Back on that Adirondack stream, by around one o’clock Alex, Cole and I had fished our way over a quarter-mile up the mountain. Cole was a trooper for being only 10 years old and seemed to have the magic touch with the fish throughout the weekend, which is exactly as it should be. I on the other hand, had many bites and fish on-and-off, but landed my only fish just ten minutes prior to another thunder and lightning storm trouncing our valley. Electing to take photos all weekend instead of fish, Alex had said that he was happy to just help Cole learn more about fly fishing and enjoy his time as much as possible–that with all the fish (and big fish) he’s had the good fortune of catching, he might (might being the operative word) even be at a place in his life where he doesn’t have to feel compelled to fish just because he can. I understand exactly what he’s saying. I’m getting to that point with my own kids. And while he elected not to fish, and I simply did not catch fish, I felt the same zen-like satisfaction simply being out in it.

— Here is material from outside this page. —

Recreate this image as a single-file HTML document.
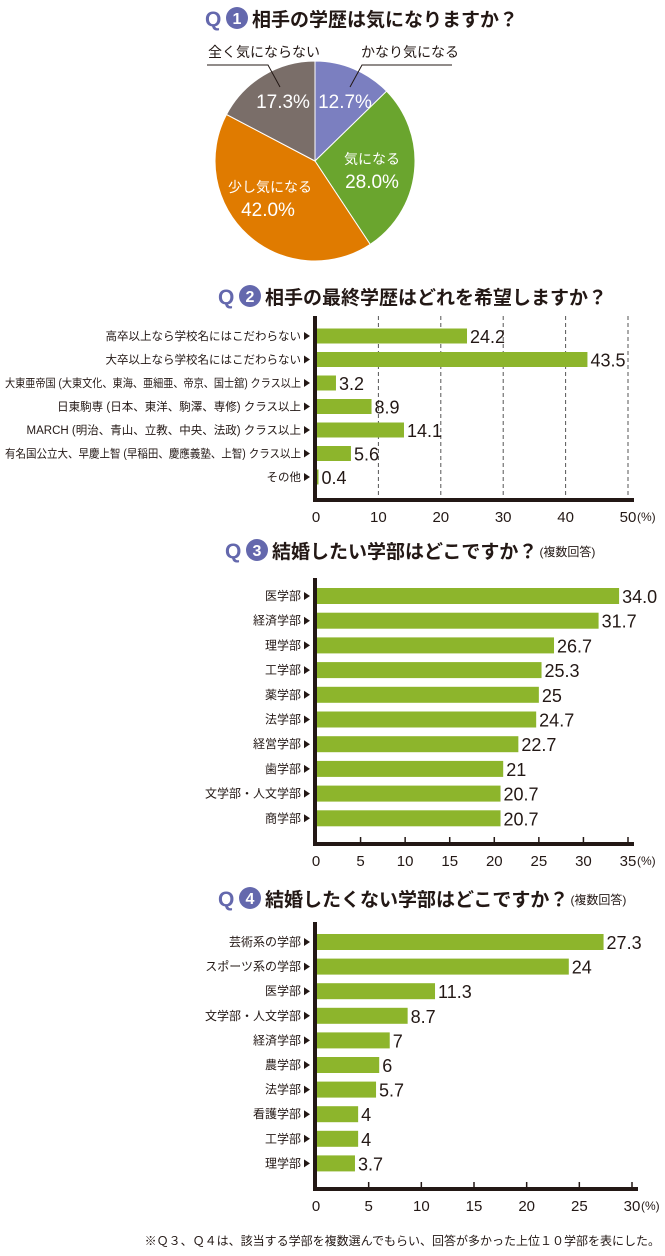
<!DOCTYPE html>
<html><head><meta charset="utf-8"><style>
body{margin:0;background:#fff;}
svg{display:block;font-family:"Liberation Sans","Noto Sans CJK JP",sans-serif;}
</style></head><body>
<svg id="c" width="665" height="1256" viewBox="0 0 665 1256"></svg>
<script>
const pieLabels=["かなり気になる","気になる","少し気になる","全く気にならない"];
const pieValues=[12.7,28.0,42.0,17.3];
const pieColors=["#7b7fc0","#6aa52e","#e07b00","#7a6e69"];

const q2Cats=["高卒以上なら学校名にはこだわらない","大卒以上なら学校名にはこだわらない","大東亜帝国 (大東文化、東海、亜細亜、帝京、国士舘) クラス以上","日東駒専 (日本、東洋、駒澤、専修) クラス以上","MARCH (明治、青山、立教、中央、法政) クラス以上","有名国公立大、早慶上智 (早稲田、慶應義塾、上智) クラス以上","その他"];
const q2Vals=[24.2,43.5,3.2,8.9,14.1,5.6,0.4];
const q2ValLabels=["24.2","43.5","3.2","8.9","14.1","5.6","0.4"];
const q2Ticks=[0,10,20,30,40,50];

const q3Cats=["医学部","経済学部","理学部","工学部","薬学部","法学部","経営学部","歯学部","文学部・人文学部","商学部"];
const q3Vals=[34.0,31.7,26.7,25.3,25,24.7,22.7,21,20.7,20.7];
const q3ValLabels=["34.0","31.7","26.7","25.3","25","24.7","22.7","21","20.7","20.7"];
const q3Ticks=[0,5,10,15,20,25,30,35];

const q4Cats=["芸術系の学部","スポーツ系の学部","医学部","文学部・人文学部","経済学部","農学部","法学部","看護学部","工学部","理学部"];
const q4Vals=[27.3,24,11.3,8.7,7,6,5.7,4,4,3.7];
const q4ValLabels=["27.3","24","11.3","8.7","7","6","5.7","4","4","3.7"];
const q4Ticks=[0,5,10,15,20,25,30];

const NS="http://www.w3.org/2000/svg";
const svg=document.getElementById('c');
function mk(tag,attrs,parent,txt){const e=document.createElementNS(NS,tag);for(const k in attrs)e.setAttribute(k,attrs[k]);if(txt!==undefined)e.textContent=txt;(parent||svg).appendChild(e);return e;}

function title(x,y,num,text,extra,nm){
  const g=mk('g',{});
  
  
  mk('text',{x:x,y:y+8,'font-size':21,'font-weight':'bold',fill:'#6468ad'},g,'Q');
  mk('circle',{cx:x+32,cy:y,r:11,fill:'#6468ad'},g);
  mk('text',{x:x+32,y:y+6,'font-size':16,'font-weight':'bold',fill:'#fff','text-anchor':'middle'},g,num);
  const t=mk('text',{x:x+47,y:y+8,'font-size':19,'font-weight':'bold',fill:'#231815'},g,text);
  if(extra){const w=t.getComputedTextLength();mk('text',{x:x+47+w+2,y:y+6,'font-size':12,fill:'#231815'},g,extra);}
}

// Q1 pie
title(205,18,'1','相手の学歴は気になりますか？','', 'q1-title');
const cx=315,cy=161,R=100;
let tot=pieValues.reduce((a,b)=>a+b,0),acc=0;
const pg=mk('g',{});


pieValues.forEach((v,i)=>{
  const a0=acc/tot*2*Math.PI;acc+=v;const a1=acc/tot*2*Math.PI;
  const p=(a)=>[cx+R*Math.sin(a),cy-R*Math.cos(a)];
  const [x0,y0]=p(a0),[x1,y1]=p(a1);
  const s=mk('path',{d:`M${cx},${cy}L${x0},${y0}A${R},${R} 0 ${a1-a0>Math.PI?1:0} 1 ${x1},${y1}Z`,fill:pieColors[i],stroke:'#fff','stroke-width':1},pg);
  
  
});
function pt(x,y,s,size,anchor,nm){const t=mk('text',{x:x,y:y,'font-size':size,fill:'#fff','text-anchor':anchor||'middle'},svg,s);return t;}
pt(345,108,pieValues[0].toFixed(1)+'%',19,'middle','slice-value-0');
pt(372,164,pieLabels[1],14,'middle','slice-label-1');
pt(372,188,pieValues[1].toFixed(1)+'%',19,'middle','slice-value-1');
pt(270,192,pieLabels[2],14,'middle','slice-label-2');
pt(268,216,pieValues[2].toFixed(1)+'%',19,'middle','slice-value-2');
pt(283,108,pieValues[3].toFixed(1)+'%',19,'middle','slice-value-3');
const o1=mk('text',{x:410,y:57,'font-size':14,fill:'#231815','text-anchor':'middle'},svg,pieLabels[0]);

const o2=mk('text',{x:264,y:57,'font-size':14,fill:'#231815','text-anchor':'middle'},svg,pieLabels[3]);

mk('polyline',{points:'452,65 362,65 350,87',fill:'none',stroke:'#231815','stroke-width':1});
mk('polyline',{points:'207,65 268,65 280,87',fill:'none',stroke:'#231815','stroke-width':1});

function barChart(o){
  const g=mk('g',{});
  
  
  const x0=316,k=(o.xEnd-x0)/o.max;
  const xs=v=>x0+v*k;
  if(o.grid){o.ticks.forEach(t=>{if(t>0){const l=mk('line',{x1:xs(t),x2:xs(t),y1:o.top,y2:o.axisY,stroke:'#555','stroke-width':1,'stroke-dasharray':'4,3'},g);}});}
  o.cats.forEach((c,i)=>{
    const y=o.y0+i*o.step;
    const b=mk('rect',{x:x0,y:y-o.bh/2,width:o.vals[i]*k,height:o.bh,fill:'#8db52c'},g);
    
    
    const v=mk('text',{x:xs(o.vals[i])+3,y:y+7,'font-size':18,fill:'#231815'},g,o.labels[i]);
    
    
    const lt=mk('text',{x:301,y:y+4,'font-size':o.catSize,fill:'#231815','text-anchor':'end'},g,c);
    if(lt.getComputedTextLength()>296){lt.setAttribute('textLength',296);lt.setAttribute('lengthAdjust','spacingAndGlyphs');}
    
    
    mk('path',{d:`M304,${y-4}L310,${y}L304,${y+4}Z`,fill:'#231815'},g);
  });
  mk('rect',{x:313,y:o.top,width:4,height:o.axisY-o.top+4,fill:'#231815'},g);
  mk('rect',{x:313,y:o.axisY,width:o.xEnd-313+6,height:4,fill:'#231815'},g);
  o.ticks.forEach(t=>{
    if(!o.grid&&t>0)mk('line',{x1:xs(t),x2:xs(t),y1:o.axisY-5,y2:o.axisY,stroke:'#231815','stroke-width':1.5},g);
    const tl=mk('text',{x:xs(t),y:o.axisY+24,'font-size':15,fill:'#231815','text-anchor':'middle'},g,String(t));
    
    
  });
  mk('text',{x:xs(o.max)+9,y:o.axisY+23,'font-size':12,fill:'#231815'},g,'(%)');
}

title(218,296,'2','相手の最終学歴はどれを希望しますか？','','q2-title');
barChart({name:'q2-bar-chart',cats:q2Cats,vals:q2Vals,labels:q2ValLabels,ticks:q2Ticks,max:50,xEnd:628,y0:336,step:23.5,bh:15,top:316,axisY:498,grid:true,catSize:11.5});

title(225,550,'3','結婚したい学部はどこですか？','(複数回答)','q3-title');
barChart({name:'q3-bar-chart',cats:q3Cats,vals:q3Vals,labels:q3ValLabels,ticks:q3Ticks,max:35,xEnd:628,y0:596,step:24.7,bh:16,top:578,axisY:842,grid:false,catSize:12});

title(218,898,'4','結婚したくない学部はどこですか？','(複数回答)','q4-title');
barChart({name:'q4-bar-chart',cats:q4Cats,vals:q4Vals,labels:q4ValLabels,ticks:q4Ticks,max:30,xEnd:632,y0:942,step:24.6,bh:16,top:922,axisY:1187,grid:false,catSize:12});

const fn=mk('text',{x:660,y:1245,'font-size':12,fill:'#231815','text-anchor':'end'},svg,'※Ｑ３、Ｑ４は、該当する学部を複数選んでもらい、回答が多かった上位１０学部を表にした。');


</script>
</body></html>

But I must admit that the euphoria I felt when I caught that perfect 6″ gem from a 5′ x 3′ spill-pool way up on that mountain was a mix of relief and child-like happiness and amazement. On one hand I didn’t get skunked. On the other hand, I could not get over the fact that something so perfect and giant (when you consider the scale of water vs. fish) exists in such a place, completely of its own accord.


That fish was breathtaking. Especially to this 39 year old.